In the Field: Why I really wanted to post though, concerns this "Real Food" argument going around.  I'd love to call it a discussion, but it's gotten nasty - even the word "argument" seems too nice.  Americans are really on a kick of bashing farmers.  If you're not an organic farmer on 10 acres, then you're BIG AG and therefore, in the pocket of companies like Monsanto.  And that's just not true.

As a farm wife, these "discussions" interest me.  So I follow a few farming groups on Facebook. One of which is the non-profit group called the U.S. Farmers & Ranchers Alliance.   https://www.facebook.com/home.php#!/USFarmersandRanchers?fref=ts.  It was started a couple of years ago, as agriculture's attempt to inform consumers - to give consumers a peek into our lives, to explain why we do what we do. 

Today, they posted a link to this article on CNN.com: http://eatocracy.cnn.com/2013/01/17/opinion-my-family-farm-isnt-under-corporate-control/.  The author, Brian Scott, explains how his family isn't under corporate control, like so many believe.  Everything he states is true.  What really gets to me though, is the comments.  Those are always the most interesting part of any article - to see what the "world" thinks. 

And the world is misinformed and hell-bent to stay that way.  Some of the comments border on ridiculous.  But nearly all of the comments that were not by other farmers were ugly - really nasty personal attacks.  Calling this man "BIG AG" and saying his article was a front paid for by Monsanto, etc.  There were a few though, very few, that were not other farmers, who actually appreciated his time and openness - for sharing his story and getting the truth out. 

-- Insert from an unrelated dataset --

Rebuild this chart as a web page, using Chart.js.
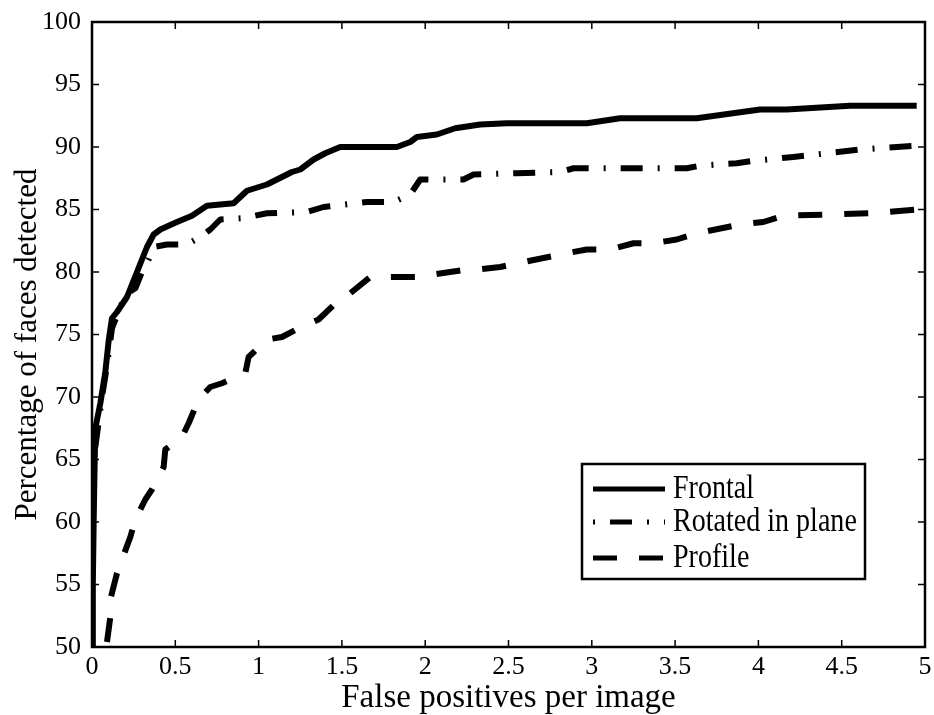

WARNING!  SARCASM  TO FOLLOW!

So many seem to believe that we all need to go back to farming the way our parents or grandparents did it.  They don't want us to plow the ground because it is increasing erosion - but wait - that's the way it was done before!  They don't want us to spray pesticides - ok, so the only other way to get rid of insects is to pick them off by hand - please sign up to volunteer below!  They don't want us to spray herbicides - so I guess I'll be taking volunteers to help hoe the fields too.  And since I can't drive my tractor because of emissions, I'll just use my horse-drawn plow...wait...I can't plow...darn it!

No one has problems with increased technology in any other sector except agriculture.  People would think you were crazy if you demanded that computers and cell phones were hazardous to your health and therefore, all businesses would need to cease use immediately.  How do you think the world would react if US business reverted to 1950 technology?  But that is exactly what these "real food" believers are asking farmers to do.  They want us to cease using technology because it's "BAD" for you and/or the environment.  There is no proof that GMOs are bad for you.  There's no proof behind any of their statements.  Because if there WAS real proof - then those things would be illegal and no one would be doing them anymore.

No farmer is trying to kill other people.  No farmer is trying to destroy the environment.  If we were, we wouldn't have anyone to sell our crop to - and no land to grow it on.

If you have a beef with Monsanto - that's fine - make your argument to them. But don't bash those of us who pour our blood, sweat, and tears into feeding you and the rest of the world.  Respect what we do, because, without us, you'd starve.